If ((get-clusternode –Name “crusader” -Cluster warrior).DrainStatus -eq "Completed")
{
    Write-Host (get-clusternode –Name “crusader” -Cluster warrior).DrainStatus -ForegroundColor Green
}

Which outputs

image

Understanding Virtual Machine Priority and Preemption Behavior

Introduction

By reading Aidan Finn his blog You Pause A Clustered Hyper-V Host And Low Priority VMs are QUICK MIGRATED! you will learn something about how virtual machine priorities work during the pausing and draining of a clustered Hyper-V host. They are either Live or quick migrated depending on the value of the MoveTypeThreshold cluster parameter for resources of the type “Virtual Machine”. By default it’s at 2000 and that happens to be the value of the virtual machine priority “Low”.

Changing this value can alter the default behavior. For example setting the MoveTypeThreshold value to 1000 using PowerShell

Get-ClusterResourceType “Virtual Machine” | Set-ClusterParameter MoveTypeThreshold 1000

makes sure that only VMs with a priority set to “No Auto Restart”  are quick migrated. The  low priority machines would than also live migrate where by default they quick migrate.

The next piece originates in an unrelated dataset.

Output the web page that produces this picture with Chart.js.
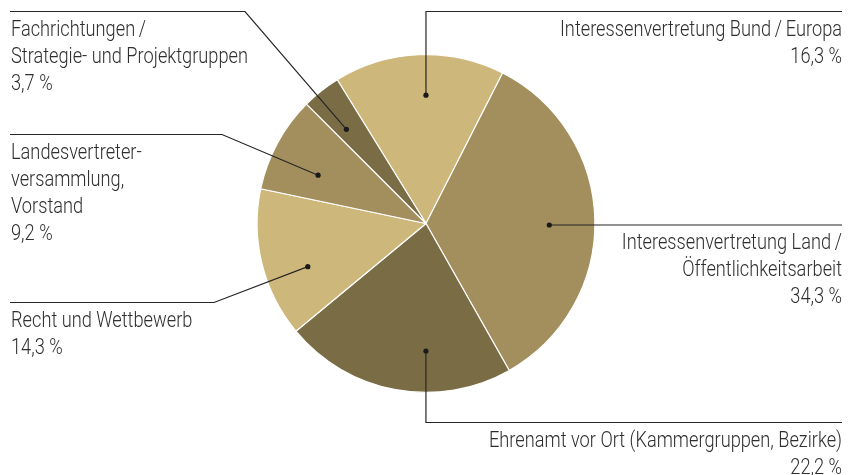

  • Virtual Machines with Priority equal to or higher than the value specified in MoveTypeThreshold will be moved using Live Migration.
  • Virtual Machines with Priority lower than the value specified in MoveTypeThreshold will be moved using Quick Migration.

Virtual Machine Priorities
3000 = High
2000 = Medium
1000 = Low
0 = Virtual machine does not restart automatically.

Another Scenario to be aware of  to avoid surprises

Note that al this also comes into play in other scenario’s. One of them is when you attempt to start a guest that requires more resources than available on the host. Preemption kicks in and the lower priority virtual machines go into a saved state.  If you didn’t plan for this it could be a bit of a surprise, causing service interruption. What’s also important to know is that preemption kicks in even when there is no chance that putting lower priority virtual machines into saved mode will free enough resources for (all) the VMs you’re trying to start. So that service interruption might do you no good. If this is the case the Low priority VMS come back up when there are sufficient resources left.  Do note however that the ones set top “No Auto Restart” remain in a saved state. Look below for an example on how this could happen.

How does this happen?

Let’s say you have a brand new VM that has gotten 16GB of RAM as requested by the business. When that large memory guest starts it will fail due to the fact that there are not enough memory resources available on the host that only has 16GB available. But as it attempts to start, the need for memory resources is detected and preemption comes into play. The guests with “Low” and “No Auto Restart” priorities are put into a saved state as the large memory VM has the default medium priority and the MoveTypeTreshold is at the default of 2000. You need to be ware of this behavior. Preemption kicks in and the machines are still saving while starting the large memory VM has already failed as they couldn’t free enough resources anyway.

image

The good new is that, as you can see below, is that the low priority guest starts again after starting the large memory guest has failed. No use keeping it saved as it can run and service customers. So the service interruption for this VM is limited but it does happen. Please also note that the guest set to No Auto Restart doesn’t come up again as it’s priority status says exactly that. So, this one becomes collateral damage.

image

As you can see it’s important to know how priorities and preemption work together and behave. It also good to know that changing the threshold come into play in more situations that just pausing & draining a host of during a fail over. While the cluster will try it’s best to keep as many VMs up and running you might have some unintended consequences under certain conditions. A good understanding of this can prevent you from being bitten here. So build a small cheap lab so you can play with stuff. This helps to gain a better understanding of how features work and behave. If you want to play some more, set the priority of the memory hungry VM to high you’ll see even more interesting things happen.